## EXERCISE
Pick out every line with the word "this" and copy it.
— BEGIN INFORMATION SUPPLIED —
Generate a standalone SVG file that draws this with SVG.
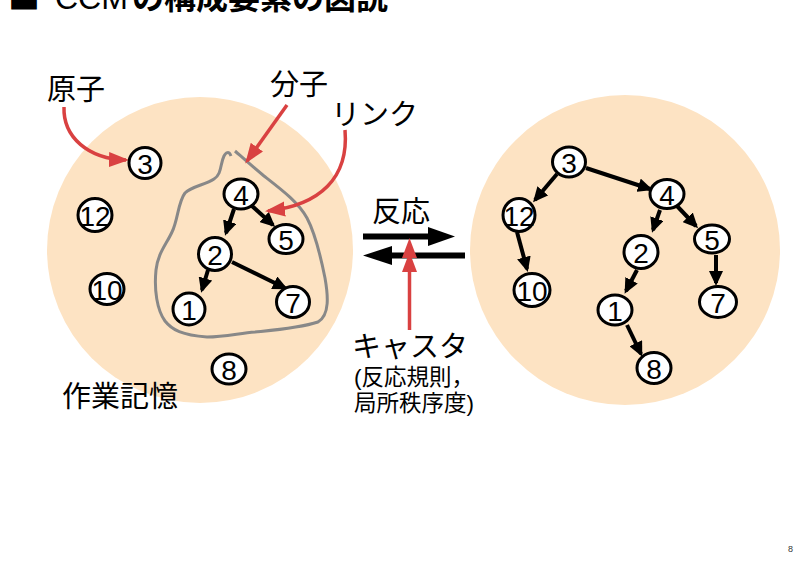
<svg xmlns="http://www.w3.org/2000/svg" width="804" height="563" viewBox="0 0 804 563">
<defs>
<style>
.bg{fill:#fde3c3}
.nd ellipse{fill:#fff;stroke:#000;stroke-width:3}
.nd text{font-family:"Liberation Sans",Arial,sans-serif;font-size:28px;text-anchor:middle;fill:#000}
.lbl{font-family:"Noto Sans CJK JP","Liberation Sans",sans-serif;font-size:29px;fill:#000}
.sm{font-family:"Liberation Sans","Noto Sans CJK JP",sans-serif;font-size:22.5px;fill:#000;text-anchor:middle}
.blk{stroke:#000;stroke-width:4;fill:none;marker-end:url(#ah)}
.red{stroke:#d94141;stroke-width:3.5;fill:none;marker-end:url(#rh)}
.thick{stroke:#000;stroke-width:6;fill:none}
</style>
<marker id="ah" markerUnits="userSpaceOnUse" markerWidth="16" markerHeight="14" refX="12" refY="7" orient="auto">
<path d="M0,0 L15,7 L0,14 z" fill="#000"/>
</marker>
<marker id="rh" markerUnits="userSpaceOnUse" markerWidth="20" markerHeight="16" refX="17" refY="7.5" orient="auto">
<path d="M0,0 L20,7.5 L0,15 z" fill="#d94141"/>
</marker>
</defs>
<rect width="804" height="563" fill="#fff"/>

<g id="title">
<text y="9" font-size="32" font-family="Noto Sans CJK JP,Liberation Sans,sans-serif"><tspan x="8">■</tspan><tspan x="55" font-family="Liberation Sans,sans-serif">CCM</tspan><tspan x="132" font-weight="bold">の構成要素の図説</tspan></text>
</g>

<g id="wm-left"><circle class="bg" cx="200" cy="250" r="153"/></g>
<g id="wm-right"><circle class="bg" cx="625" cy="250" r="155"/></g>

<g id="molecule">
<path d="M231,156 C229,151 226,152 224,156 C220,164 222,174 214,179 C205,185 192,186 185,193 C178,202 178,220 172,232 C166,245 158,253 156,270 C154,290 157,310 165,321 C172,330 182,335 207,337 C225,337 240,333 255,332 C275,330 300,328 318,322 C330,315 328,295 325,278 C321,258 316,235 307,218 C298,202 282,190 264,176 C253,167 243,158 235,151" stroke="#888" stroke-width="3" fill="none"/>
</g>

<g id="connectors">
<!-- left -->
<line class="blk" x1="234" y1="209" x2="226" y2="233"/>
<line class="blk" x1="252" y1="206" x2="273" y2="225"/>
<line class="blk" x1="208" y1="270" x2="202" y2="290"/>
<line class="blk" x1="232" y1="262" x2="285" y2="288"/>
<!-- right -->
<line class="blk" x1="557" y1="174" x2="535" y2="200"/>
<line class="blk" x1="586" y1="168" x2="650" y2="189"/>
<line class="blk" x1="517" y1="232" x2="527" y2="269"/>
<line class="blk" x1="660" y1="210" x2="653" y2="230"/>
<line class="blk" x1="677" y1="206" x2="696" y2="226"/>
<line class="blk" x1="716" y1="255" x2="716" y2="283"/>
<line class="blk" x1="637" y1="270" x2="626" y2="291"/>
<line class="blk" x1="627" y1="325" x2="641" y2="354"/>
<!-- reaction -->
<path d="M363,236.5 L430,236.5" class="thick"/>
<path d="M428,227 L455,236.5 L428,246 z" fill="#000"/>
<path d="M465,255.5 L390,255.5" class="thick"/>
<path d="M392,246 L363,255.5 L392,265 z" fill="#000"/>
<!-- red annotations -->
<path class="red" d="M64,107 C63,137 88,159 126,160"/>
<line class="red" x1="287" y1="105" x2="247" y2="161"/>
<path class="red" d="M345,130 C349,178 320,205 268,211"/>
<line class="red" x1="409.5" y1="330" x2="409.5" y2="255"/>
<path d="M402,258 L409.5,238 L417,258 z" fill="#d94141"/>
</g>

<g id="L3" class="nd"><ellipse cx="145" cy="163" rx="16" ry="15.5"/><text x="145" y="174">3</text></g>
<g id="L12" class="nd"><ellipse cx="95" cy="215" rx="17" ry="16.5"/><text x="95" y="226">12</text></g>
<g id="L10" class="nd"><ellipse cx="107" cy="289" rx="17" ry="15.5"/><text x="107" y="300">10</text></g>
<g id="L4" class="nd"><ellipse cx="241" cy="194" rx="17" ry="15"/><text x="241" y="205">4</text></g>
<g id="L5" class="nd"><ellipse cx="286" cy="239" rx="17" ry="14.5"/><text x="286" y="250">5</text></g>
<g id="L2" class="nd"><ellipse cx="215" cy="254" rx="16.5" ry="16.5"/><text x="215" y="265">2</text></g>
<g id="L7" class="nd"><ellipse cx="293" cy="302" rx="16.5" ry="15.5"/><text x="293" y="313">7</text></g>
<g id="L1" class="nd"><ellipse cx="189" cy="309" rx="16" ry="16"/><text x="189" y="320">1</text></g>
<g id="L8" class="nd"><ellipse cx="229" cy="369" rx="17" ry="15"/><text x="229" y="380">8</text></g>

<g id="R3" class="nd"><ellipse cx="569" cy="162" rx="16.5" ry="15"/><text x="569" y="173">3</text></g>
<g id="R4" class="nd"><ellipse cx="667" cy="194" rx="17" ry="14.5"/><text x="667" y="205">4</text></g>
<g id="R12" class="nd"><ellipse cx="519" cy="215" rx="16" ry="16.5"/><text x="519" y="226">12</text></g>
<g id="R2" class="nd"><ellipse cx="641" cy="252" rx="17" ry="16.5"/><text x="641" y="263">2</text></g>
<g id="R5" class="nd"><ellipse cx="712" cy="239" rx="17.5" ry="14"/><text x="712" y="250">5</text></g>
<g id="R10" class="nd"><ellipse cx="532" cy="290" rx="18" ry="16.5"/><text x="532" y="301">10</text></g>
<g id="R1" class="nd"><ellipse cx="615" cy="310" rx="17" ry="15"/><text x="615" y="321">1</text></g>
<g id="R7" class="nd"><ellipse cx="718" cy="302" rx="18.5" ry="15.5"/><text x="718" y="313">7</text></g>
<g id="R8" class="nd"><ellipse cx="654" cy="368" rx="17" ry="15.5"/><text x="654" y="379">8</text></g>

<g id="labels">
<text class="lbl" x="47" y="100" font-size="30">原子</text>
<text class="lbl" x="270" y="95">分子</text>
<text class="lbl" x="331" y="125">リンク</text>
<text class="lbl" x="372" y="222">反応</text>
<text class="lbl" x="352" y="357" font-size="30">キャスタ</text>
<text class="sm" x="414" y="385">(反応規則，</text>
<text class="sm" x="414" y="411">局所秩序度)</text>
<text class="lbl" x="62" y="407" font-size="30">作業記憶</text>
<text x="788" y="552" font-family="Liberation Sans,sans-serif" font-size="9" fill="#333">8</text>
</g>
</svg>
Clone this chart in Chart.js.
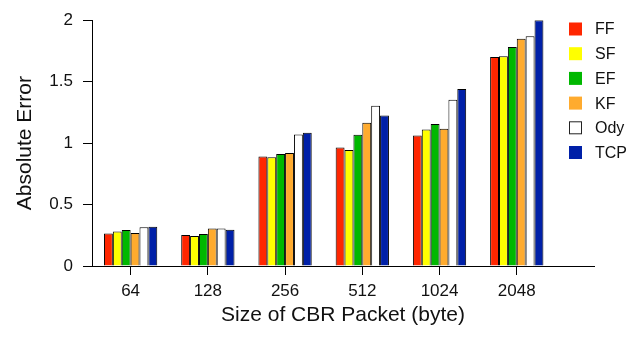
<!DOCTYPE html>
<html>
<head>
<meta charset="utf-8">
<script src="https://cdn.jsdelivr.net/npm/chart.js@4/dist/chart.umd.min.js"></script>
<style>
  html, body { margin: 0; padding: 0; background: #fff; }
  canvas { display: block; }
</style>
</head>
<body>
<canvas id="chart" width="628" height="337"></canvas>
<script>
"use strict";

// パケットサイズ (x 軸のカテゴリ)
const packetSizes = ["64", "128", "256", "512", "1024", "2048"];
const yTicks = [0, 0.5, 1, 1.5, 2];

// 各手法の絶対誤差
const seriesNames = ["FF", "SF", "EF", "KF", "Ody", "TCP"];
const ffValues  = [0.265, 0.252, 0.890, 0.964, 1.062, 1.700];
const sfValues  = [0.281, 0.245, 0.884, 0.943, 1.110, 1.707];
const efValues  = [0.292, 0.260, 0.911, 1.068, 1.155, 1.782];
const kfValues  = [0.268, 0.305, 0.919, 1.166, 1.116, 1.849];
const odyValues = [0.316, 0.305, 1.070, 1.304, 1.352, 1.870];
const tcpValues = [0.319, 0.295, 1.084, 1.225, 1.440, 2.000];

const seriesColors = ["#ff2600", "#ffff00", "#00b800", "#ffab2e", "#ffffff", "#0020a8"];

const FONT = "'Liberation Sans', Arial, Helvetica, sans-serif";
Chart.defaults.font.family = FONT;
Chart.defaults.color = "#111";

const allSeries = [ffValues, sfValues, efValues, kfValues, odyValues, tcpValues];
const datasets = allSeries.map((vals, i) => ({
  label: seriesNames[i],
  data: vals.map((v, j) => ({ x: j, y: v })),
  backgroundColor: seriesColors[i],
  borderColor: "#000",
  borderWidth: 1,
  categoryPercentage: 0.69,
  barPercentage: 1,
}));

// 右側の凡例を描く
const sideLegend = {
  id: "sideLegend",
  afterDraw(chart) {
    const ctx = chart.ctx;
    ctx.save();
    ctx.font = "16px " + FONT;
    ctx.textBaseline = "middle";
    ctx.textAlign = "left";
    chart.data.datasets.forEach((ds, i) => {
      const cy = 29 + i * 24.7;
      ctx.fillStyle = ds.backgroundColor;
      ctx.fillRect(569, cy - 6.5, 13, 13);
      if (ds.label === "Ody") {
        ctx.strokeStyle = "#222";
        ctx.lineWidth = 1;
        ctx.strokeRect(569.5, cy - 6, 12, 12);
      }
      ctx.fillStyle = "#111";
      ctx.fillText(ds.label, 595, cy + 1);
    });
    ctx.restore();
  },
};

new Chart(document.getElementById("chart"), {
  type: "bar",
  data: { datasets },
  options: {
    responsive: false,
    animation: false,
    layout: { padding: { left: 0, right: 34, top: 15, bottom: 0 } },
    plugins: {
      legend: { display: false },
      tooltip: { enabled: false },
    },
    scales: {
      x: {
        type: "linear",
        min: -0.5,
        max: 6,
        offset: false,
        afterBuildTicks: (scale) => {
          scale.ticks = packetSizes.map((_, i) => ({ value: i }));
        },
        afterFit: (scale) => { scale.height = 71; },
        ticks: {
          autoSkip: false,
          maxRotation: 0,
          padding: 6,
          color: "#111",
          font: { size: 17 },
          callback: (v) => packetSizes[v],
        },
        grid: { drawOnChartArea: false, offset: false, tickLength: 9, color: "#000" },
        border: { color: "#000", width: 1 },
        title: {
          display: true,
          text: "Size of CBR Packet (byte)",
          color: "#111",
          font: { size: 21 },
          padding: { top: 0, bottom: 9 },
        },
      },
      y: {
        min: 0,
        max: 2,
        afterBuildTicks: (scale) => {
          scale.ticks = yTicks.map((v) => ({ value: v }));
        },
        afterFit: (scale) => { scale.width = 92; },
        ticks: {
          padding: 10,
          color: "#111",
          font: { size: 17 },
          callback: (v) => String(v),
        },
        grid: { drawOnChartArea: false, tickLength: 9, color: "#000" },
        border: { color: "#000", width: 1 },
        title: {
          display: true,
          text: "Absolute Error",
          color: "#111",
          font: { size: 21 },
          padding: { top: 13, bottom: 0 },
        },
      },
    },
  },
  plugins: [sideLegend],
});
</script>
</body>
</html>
— END INFORMATION SUPPLIED —
## REPLY
Generate a standalone SVG file that draws this with SVG.
Clone this chart in Chart.js.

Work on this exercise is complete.